Page MenuHomePhabricator

Investigate and decide the representation of languages and variants in Lexeme entities
Open, MediumPublic

Description

We need to specify:

  • the "language" of a Lexeme
  • the "language" of each Term of a multi-variant lemma (and Term representation, and Sense glosse)

There are essentially two options for representing a language or variant:

  • an ISO code, or a IETF language tag
  • a Q-Item reference (possibly mapped to an ISO code or IETF tag somehow)

There are several kinds of variants, mainly:

  • spellings
  • scripts
  • dialects

Of these combinations:

  • some have valid IETF tags
  • others have a valid fall-back tag
  • others don't have valid tags (or would have internal tags)

There are several aspects that need to be considered:

  • (A) input of language/variant for a term
  • (B) definition of applicable IETF tag/update of tag for a language variant
  • (C) output

(C) For representing lemmas (and representations and glosses) in HTML and RDF, we need IETF tags ISO language codes. We can put ISO codes int Statements of items about languages, but then these statements must not change. We can make up ISO codes from Q-Ids, e.g. qqd-Q7832478, but that's not very useful, since consumers don't understand them.

Currently, monolingual text uses:

  • (A) input in the form of code or selection from list of names
  • (B) definition in a special (internal table), mostly based on existing interface language and update through a somewhat time-consuming and opaque procedure. Only a few codes have accordingly been added.
  • (C) storage in the form of codes

Units (for quantities) might initially have followed a model similar to monolingual text, this has then been simplified to model using QIDs.

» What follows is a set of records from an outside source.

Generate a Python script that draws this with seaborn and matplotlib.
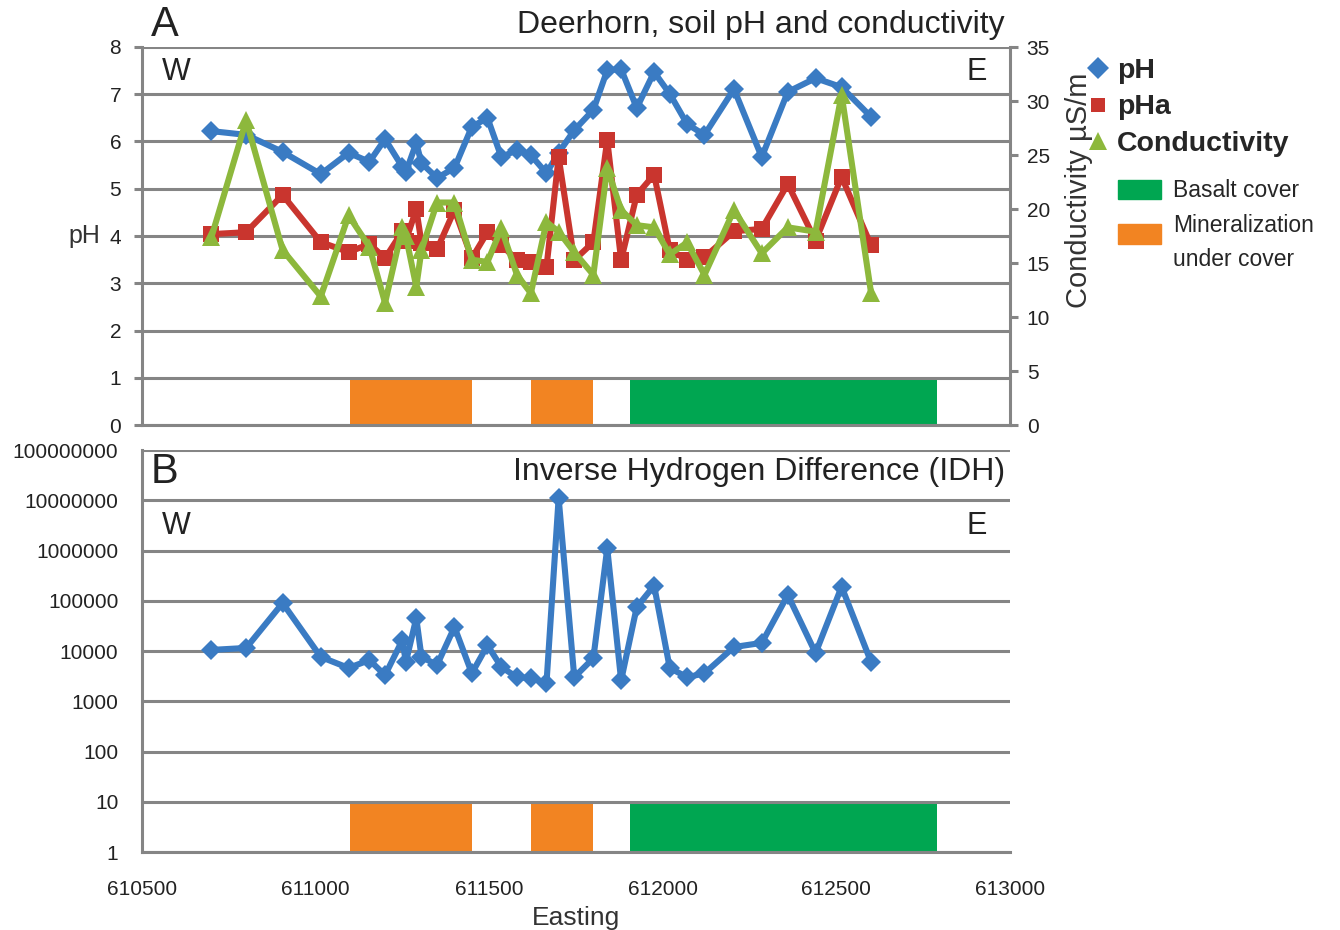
import matplotlib
matplotlib.use("Agg")
import matplotlib.pyplot as plt
import seaborn as sns
import numpy as np
from matplotlib.lines import Line2D
from matplotlib.patches import Patch
from matplotlib.legend_handler import HandlerPatch
from matplotlib.ticker import FixedLocator, FixedFormatter, NullLocator

# ---------------- data ----------------
easting = [610700, 610800, 610905, 611015, 611095, 611155, 611200, 611250, 611260,
           611290, 611305, 611350, 611400, 611450, 611495, 611535, 611580, 611620,
           611665, 611700, 611745, 611800, 611840, 611880, 611925, 611975, 612020,
           612070, 612120, 612205, 612285, 612360, 612440, 612515, 612600]
ph = [6.22, 6.14, 5.78, 5.31, 5.76, 5.57, 6.05, 5.46, 5.35, 5.97, 5.54, 5.23, 5.44,
      6.31, 6.50, 5.67, 5.82, 5.71, 5.33, 5.76, 6.24, 6.67, 7.51, 7.53, 6.71, 7.47,
      7.01, 6.37, 6.14, 7.11, 5.67, 7.05, 7.34, 7.15, 6.52]
pha = [4.04, 4.08, 4.87, 3.87, 3.66, 3.83, 3.53, 4.10, 3.90, 4.57, 3.85, 3.72, 4.55,
       3.53, 4.08, 3.81, 3.49, 3.45, 3.34, 5.67, 3.49, 3.87, 6.03, 3.49, 4.87, 5.30,
       3.70, 3.50, 3.55, 4.10, 4.15, 5.10, 3.90, 5.25, 3.80]
conductivity = [17.4, 28.2, 16.2, 11.9, 19.4, 16.5, 11.3, 18.3, 17.5, 12.8, 16.2, 20.6,
                20.6, 15.3, 15.1, 18.2, 13.9, 12.2, 18.8, 17.9, 16.0, 13.9, 23.8, 19.9,
                18.5, 18.3, 15.8, 16.9, 13.9, 19.9, 15.9, 18.3, 17.9, 30.6, 12.2]
idh = [10500, 11500, 90000, 7600, 4600, 6600, 3300, 16500, 6000, 45000, 7600, 5300,
       30000, 3600, 13000, 4800, 3000, 2900, 2300, 11000000, 3000, 7200, 1100000, 2600,
       75000, 200000, 4600, 3000, 3600, 12000, 14500, 130000, 9100, 190000, 6000]

zone_start = [611100, 611620, 611905]
zone_end = [611450, 611800, 612790]
zone_type = ["Mineralization under cover", "Mineralization under cover", "Basalt cover"]

x_ticks = [610500, 611000, 611500, 612000, 612500, 613000]
ph_ticks = [0, 1, 2, 3, 4, 5, 6, 7, 8]
cond_ticks = [0, 5, 10, 15, 20, 25, 30, 35]
idh_ticks = [1, 10, 100, 1000, 10000, 100000, 1000000, 10000000, 100000000]

# ---------------- style ----------------
sns.set_style("white")
plt.rcParams["font.family"] = ["Liberation Sans", "DejaVu Sans"]

BLUE = "#3A7BC3"
RED = "#C9352E"
GREEN = "#8DB83C"
ORANGE = "#F28422"
BASALT = "#00A651"
GRAY = "#858585"
TXT = "#222222"
zone_colors = {"Mineralization under cover": ORANGE, "Basalt cover": BASALT}

W, H = 1340, 930
fig = plt.figure(figsize=(W / 100, H / 100), dpi=100)
ax = fig.add_axes([142 / W, 1 - 425 / H, 868 / W, 378 / H])
axb = fig.add_axes([142 / W, 1 - 852 / H, 868 / W, 402 / H])

LW = 4.4
TICKFS = 15
GLW = 2.2


def style_axes(a, ypad):
    for s in ["top", "right"]:
        a.spines[s].set_visible(False)
    for s in ["left", "bottom"]:
        a.spines[s].set_color(GRAY)
        a.spines[s].set_linewidth(GLW)
    a.grid(axis="y", color=GRAY, linewidth=GLW)
    a.grid(axis="x", visible=False)
    a.set_axisbelow("line")
    a.tick_params(axis="both", direction="out", length=6, width=GLW, color=GRAY,
                  labelsize=TICKFS, labelcolor=TXT)
    a.tick_params(axis="y", pad=ypad)
    a.tick_params(axis="x", length=8)


# ---------------- panel A ----------------
colors = [zone_colors[t] for t in zone_type]
widths = [e - s for s, e in zip(zone_start, zone_end)]
ax.bar(zone_start, [1] * len(zone_start), width=widths, bottom=0, align="edge",
       color=colors, linewidth=0, zorder=1)
sns.lineplot(x=easting, y=ph, ax=ax, sort=False, color=BLUE, linewidth=LW,
             marker="D", markersize=10.5, markeredgewidth=0, zorder=3)
sns.lineplot(x=easting, y=pha, ax=ax, sort=False, color=RED, linewidth=LW,
             marker="s", markersize=11, markeredgewidth=0, zorder=3)
ax.set_xlim(x_ticks[0], x_ticks[-1])
ax.set_ylim(ph_ticks[0], ph_ticks[-1])
ax.set_yticks(ph_ticks)
ax.set_xticks(x_ticks)
ax.set_xticklabels([])
style_axes(ax, 9)
ax.set_xlabel("")
ax.set_ylabel("pH", rotation=0, fontsize=18, color="#333333", va="center", ha="center")
ax.yaxis.set_label_coords(-0.066, 0.5)

ax2 = ax.twinx()
sns.lineplot(x=easting, y=conductivity, ax=ax2, sort=False, color=GREEN, linewidth=LW,
             marker="^", markersize=13, markeredgewidth=0, zorder=3)
ax2.set_ylim(cond_ticks[0], cond_ticks[-1])
ax2.set_yticks(cond_ticks)
ax2.grid(False)
for s in ["top", "left", "bottom"]:
    ax2.spines[s].set_visible(False)
ax2.spines["right"].set_color(GRAY)
ax2.spines["right"].set_linewidth(GLW)
ax2.tick_params(axis="y", direction="out", length=6, width=GLW, color=GRAY,
                labelsize=TICKFS, labelcolor=TXT, pad=6)
ax2.set_ylabel("Conductivity µS/m", fontsize=21, color="#333333")
ax2.yaxis.set_label_coords(1.063, 0.62)

ax.text(0.04, 0.935, "W", transform=ax.transAxes, fontsize=22, ha="center", va="center",
        color=TXT)
ax.text(0.962, 0.935, "E", transform=ax.transAxes, fontsize=22, ha="center", va="center",
        color=TXT)
fig.text(165 / W, 1 - 25 / H, "A", fontsize=30, ha="center", va="center", color=TXT)
fig.text(1005 / W, 1 - 25 / H, "Deerhorn, soil pH and conductivity", fontsize=23,
         ha="right", va="center", color=TXT)

# ---------------- panel B ----------------
axb.bar(zone_start, [9] * len(zone_start), width=widths, bottom=1, align="edge",
        color=colors, linewidth=0, zorder=1)
sns.lineplot(x=easting, y=idh, ax=axb, sort=False, color=BLUE, linewidth=LW,
             marker="D", markersize=10.5, markeredgewidth=0, zorder=3)
axb.set_yscale("log")
axb.set_xlim(x_ticks[0], x_ticks[-1])
axb.set_ylim(idh_ticks[0], idh_ticks[-1])
axb.yaxis.set_major_locator(FixedLocator(idh_ticks))
axb.yaxis.set_major_formatter(FixedFormatter([str(v) for v in idh_ticks]))
axb.yaxis.set_minor_locator(NullLocator())
axb.set_xticks(x_ticks)
axb.set_xticklabels([str(v) for v in x_ticks])
style_axes(axb, 11)
axb.tick_params(axis="x", pad=12)
axb.set_ylabel("")
axb.set_xlabel("Easting", fontsize=19, color="#333333", labelpad=5)

axb.text(0.04, 0.81, "W", transform=axb.transAxes, fontsize=22, ha="center", va="center",
         color=TXT)
axb.text(0.962, 0.81, "E", transform=axb.transAxes, fontsize=22, ha="center", va="center",
         color=TXT)
fig.text(165 / W, 1 - 472 / H, "B", fontsize=30, ha="center", va="center", color=TXT)
fig.text(1005 / W, 1 - 472 / H, "Inverse Hydrogen Difference (IDH)", fontsize=23,
         ha="right", va="center", color=TXT)


# ---------------- legends ----------------
class ShiftedPatchHandler(HandlerPatch):
    def __init__(self, dy=0.0, **kw):
        super().__init__(**kw)
        self.dy = dy

    def create_artists(self, legend, orig_handle, xdescent, ydescent, width, height,
                       fontsize, trans):
        return super().create_artists(legend, orig_handle, xdescent, ydescent - self.dy,
                                      width, height, fontsize, trans)


h1 = [Line2D([], [], color=BLUE, marker="D", linestyle="None", markersize=11, markeredgewidth=0),
      Line2D([], [], color=RED, marker="s", linestyle="None", markersize=10, markeredgewidth=0),
      Line2D([], [], color=GREEN, marker="^", linestyle="None", markersize=13, markeredgewidth=0)]
leg1 = fig.legend(h1, ["pH", "pHa", "Conductivity"], loc="upper left",
                  bbox_to_anchor=(1074 / W, 1 - 44 / H), frameon=False,
                  prop={"weight": "bold", "size": 20.5}, handlelength=0.7,
                  handletextpad=0.3, labelspacing=0.36, borderpad=0)
basalt_patch = Patch(color=BASALT)
mineral_patch = Patch(color=ORANGE)
leg2 = fig.legend([basalt_patch, mineral_patch], ["Basalt cover", "Mineralization\nunder cover"],
                  loc="upper left", bbox_to_anchor=(1107 / W, 1 - 168 / H), frameon=False,
                  prop={"size": 16.5}, handlelength=1.85, handleheight=0.95,
                  handletextpad=0.55, labelspacing=0.5, borderpad=0,
                  handler_map={mineral_patch: ShiftedPatchHandler(dy=7.0)})
for t in leg2.get_texts():
    t.set_linespacing(1.6)

fig.savefig("out.png", dpi=100)
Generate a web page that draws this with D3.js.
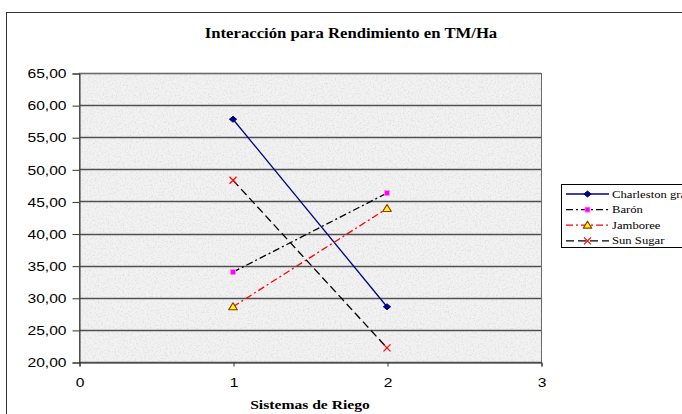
<!DOCTYPE html>
<html><head><meta charset="utf-8">
<script src="https://cdn.jsdelivr.net/npm/d3@7"></script>
<style>body{margin:0;background:#fff}svg{display:block}</style>
</head><body>
<svg id="c" width="682" height="414"></svg>
<script>
const xValues = [1, 2];
const seriesNames = ["Charleston gray", "Barón", "Jamboree", "Sun Sugar"];
const charleston = [57.8, 28.6];
const baron = [34.0, 46.3];
const jamboree = [28.6, 43.9];
const sunSugar = [48.3, 22.2];
const yTicks = [20, 25, 30, 35, 40, 45, 50, 55, 60, 65];
const xTicks = [0, 1, 2, 3];
const title = "Interacción para Rendimiento en TM/Ha";
const xTitle = "Sistemas de Riego";

const seriesValues = [charleston, baron, jamboree, sunSugar];
const styles = [
  {stroke:"#000080", dash:null, marker:"diamond", fill:"#000080", mstroke:"#000080"},
  {stroke:"#000000", dash:"7,3,2,3", marker:"square", fill:"#ff00ff", mstroke:"#ff88ee"},
  {stroke:"#ff0000", dash:"7,3,2,3", marker:"triangle", fill:"#ffff00", mstroke:"#993300"},
  {stroke:"#000000", dash:"8,4", marker:"x", fill:"none", mstroke:"#ff0000"}
];

const svg = d3.select("#c");
const m = {left:79, right:541, top:73, bottom:362};
const x = d3.scaleLinear().domain([0,3]).range([m.left, m.right]);
const y = d3.scaleLinear().domain([20,65]).range([m.bottom, m.top]);

// outer border
svg.append("rect").attr("x",6.5).attr("y",12.5).attr("width",720).attr("height",440)
  .attr("fill","#fff").attr("stroke","#333").attr("stroke-width",1);

// texture
const defs = svg.append("defs");
const f = defs.append("filter").attr("id","noise").attr("x",0).attr("y",0).attr("width","100%").attr("height","100%");
f.append("feTurbulence").attr("type","fractalNoise").attr("baseFrequency","0.6").attr("numOctaves",3).attr("seed",4);
f.append("feColorMatrix").attr("type","matrix")
  .attr("values","0 0 0 0 0.6  0 0 0 0 0.6  0 0 0 0 0.6  2.2 0 0 0 -1.0");
svg.append("rect").attr("x",m.left).attr("y",m.top).attr("width",m.right-m.left).attr("height",m.bottom-m.top)
  .attr("fill","#f2f2f2");
svg.append("rect").attr("x",m.left).attr("y",m.top).attr("width",m.right-m.left).attr("height",m.bottom-m.top)
  .attr("filter","url(#noise)").attr("opacity",0.55);

// gridlines
svg.append("g").selectAll("line").data(yTicks).join("line")
  .attr("x1",m.left).attr("x2",m.right)
  .attr("y1",d=>Math.round(y(d))+0.5).attr("y2",d=>Math.round(y(d))+0.5)
  .attr("stroke","#505050").attr("stroke-width",1.4);
svg.append("rect").attr("x",m.left+0.5).attr("y",m.top+0.5).attr("width",m.right-m.left).attr("height",m.bottom-m.top)
  .attr("fill","none").attr("stroke","#6a6a6a").attr("stroke-width",1);

// axes
const yAxis = d3.axisLeft(y).tickValues(yTicks).tickSize(7).tickPadding(6)
  .tickFormat(d=>d3.format(".2f")(d).replace(".",","));
const gy = svg.append("g").attr("transform",`translate(${m.left+0.5},0.5)`).call(yAxis);
const xAxis = d3.axisBottom(x).tickValues(xTicks).tickSize(4).tickPadding(11).tickFormat(d3.format("d"));
const gx = svg.append("g").attr("transform",`translate(0.5,${m.bottom+0.5})`).call(xAxis);
[gy,gx].forEach(g=>{
  g.select(".domain").attr("stroke","#333");
  g.selectAll(".tick line").attr("stroke","#333");
  g.selectAll("text").attr("font-family","Liberation Sans, Arial, sans-serif").attr("font-size",13).attr("fill","#000");
});
gy.selectAll("text").each(function(){
  const w = this.getComputedTextLength();
  d3.select(this).attr("textLength", w*1.2).attr("lengthAdjust","spacingAndGlyphs");
});
gx.selectAll("text").each(function(){
  const w = this.getComputedTextLength();
  d3.select(this).attr("textLength", w*1.2).attr("lengthAdjust","spacingAndGlyphs");
});

function stretch(sel, k){
  sel.each(function(){
    const w = this.getComputedTextLength();
    d3.select(this).attr("textLength", w*k).attr("lengthAdjust","spacingAndGlyphs");
  });
}

// title
const t1 = svg.append("text").attr("x",351).attr("y",38).attr("text-anchor","middle")
  .attr("font-family","Liberation Serif, Times New Roman, serif").attr("font-weight","bold").attr("font-size",14.5)
  .text(title);
stretch(t1, 1.15);
const t2 = svg.append("text").attr("x",310).attr("y",409).attr("text-anchor","middle")
  .attr("font-family","Liberation Serif, Times New Roman, serif").attr("font-weight","bold").attr("font-size",13)
  .text(xTitle);
stretch(t2, 1.2);

// series
const line = d3.line().x(d=>x(d[0])).y(d=>y(d[1]));
function drawMarker(g, st, cx, cy){
  if(st.marker==="x"){
    const s=3.5;
    g.append("path").attr("d",`M${cx-s},${cy-s}L${cx+s},${cy+s}M${cx-s},${cy+s}L${cx+s},${cy-s}`)
      .attr("stroke",st.mstroke).attr("stroke-width",1.2).attr("fill","none");
  } else if(st.marker==="diamond"){
    g.append("path").attr("d",`M${cx},${cy-3}L${cx+3.6},${cy}L${cx},${cy+3}L${cx-3.6},${cy}Z`)
      .attr("fill",st.fill).attr("stroke",st.mstroke).attr("stroke-width",1).attr("stroke-linejoin","round");
  } else if(st.marker==="square"){
    g.append("rect").attr("x",cx-2.5).attr("y",cy-2.5).attr("width",5).attr("height",5)
      .attr("fill",st.fill).attr("stroke",st.mstroke).attr("stroke-width",0.8);
  } else {
    g.append("path").attr("d",`M${cx},${cy-4}L${cx+4.3},${cy+3}L${cx-4.3},${cy+3}Z`)
      .attr("fill",st.fill).attr("stroke",st.mstroke).attr("stroke-width",1.2).attr("stroke-linejoin","round");
  }
}
seriesValues.forEach((vals,i)=>{
  const st = styles[i];
  const pts = xValues.map((xv,j)=>[xv, vals[j]]);
  const g = svg.append("g");
  g.append("path").attr("d",line(pts)).attr("fill","none").attr("stroke",st.stroke)
    .attr("stroke-width",1.3).attr("stroke-dasharray",st.dash);
  pts.forEach(p=>drawMarker(g, st, x(p[0]), y(p[1])));
});

// legend
const lg = svg.append("g");
lg.append("rect").attr("x",561.5).attr("y",184.5).attr("width",160).attr("height",63)
  .attr("fill","#fff").attr("stroke","#000").attr("stroke-width",1);
seriesNames.forEach((name,i)=>{
  const st = styles[i];
  const ly = 194 + i*15.6;
  lg.append("line").attr("x1",566).attr("x2",609).attr("y1",ly).attr("y2",ly)
    .attr("stroke",st.stroke).attr("stroke-width",1.3).attr("stroke-dasharray",st.dash);
  drawMarker(lg, st, 587.5, ly);
  const t = lg.append("text").attr("x",612).attr("y",ly+3.5)
    .attr("font-family","Liberation Serif, Times New Roman, serif").attr("font-size",11).text(name);
  stretch(t, 1.15);
});
</script>
</body></html>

See also https://lists.wikimedia.org/pipermail/wikidata-tech/2016-November/001070.html and following.

Event Timeline

The French Wiktionary is currently using the fixed list approach for languages, administered by the community. We use ISO codes to represent languages almost everywhere (e.g. the title of a language section is {{langue|fr}}, which is displayed as "French"). We do not have identifiers for dialects and we usually use a geographic term. Not sure if those should be as controlled as languages.

I expanded the description above. Here a few precisions and an explanation of a possible solution.

  1. The other day we looked into the way that the dialect of Finnish place names should be specified (discussion, WP article on some).
  2. It seems that a few may have ISO codes/IETF tags, others don't. In the current way monolingual text codes work, I think one would first have to ask the relevant IETF appointed administrator for these tag to define a variant tag and then wait for WMDE to add them. Alternatively, if we leave the interface open as we do for new item, one could just make up a code on the fly. The later isn't really desirable.
  3. To ensure that the variant is identified, one would need to define it through a QID of an item. This as not all variants have IETF-tags or have IETF-tags known to Wikidata.
  4. Whenever possible, output should use IETF tags. These could be defined on the item of the language.
  5. If no IETF is defined, the item of the language could also offer a fallback. (just "fi" instead of "fi- hämäläismurteet"). Possibly a fallback could also be to "fi-x-QID".
  6. Once in a while, we could request new IETF tags for variants that need them.
  7. To simplify input by users (and bots/tools), it should be possible to input IETF tags (e.g. "de") instead of a QID.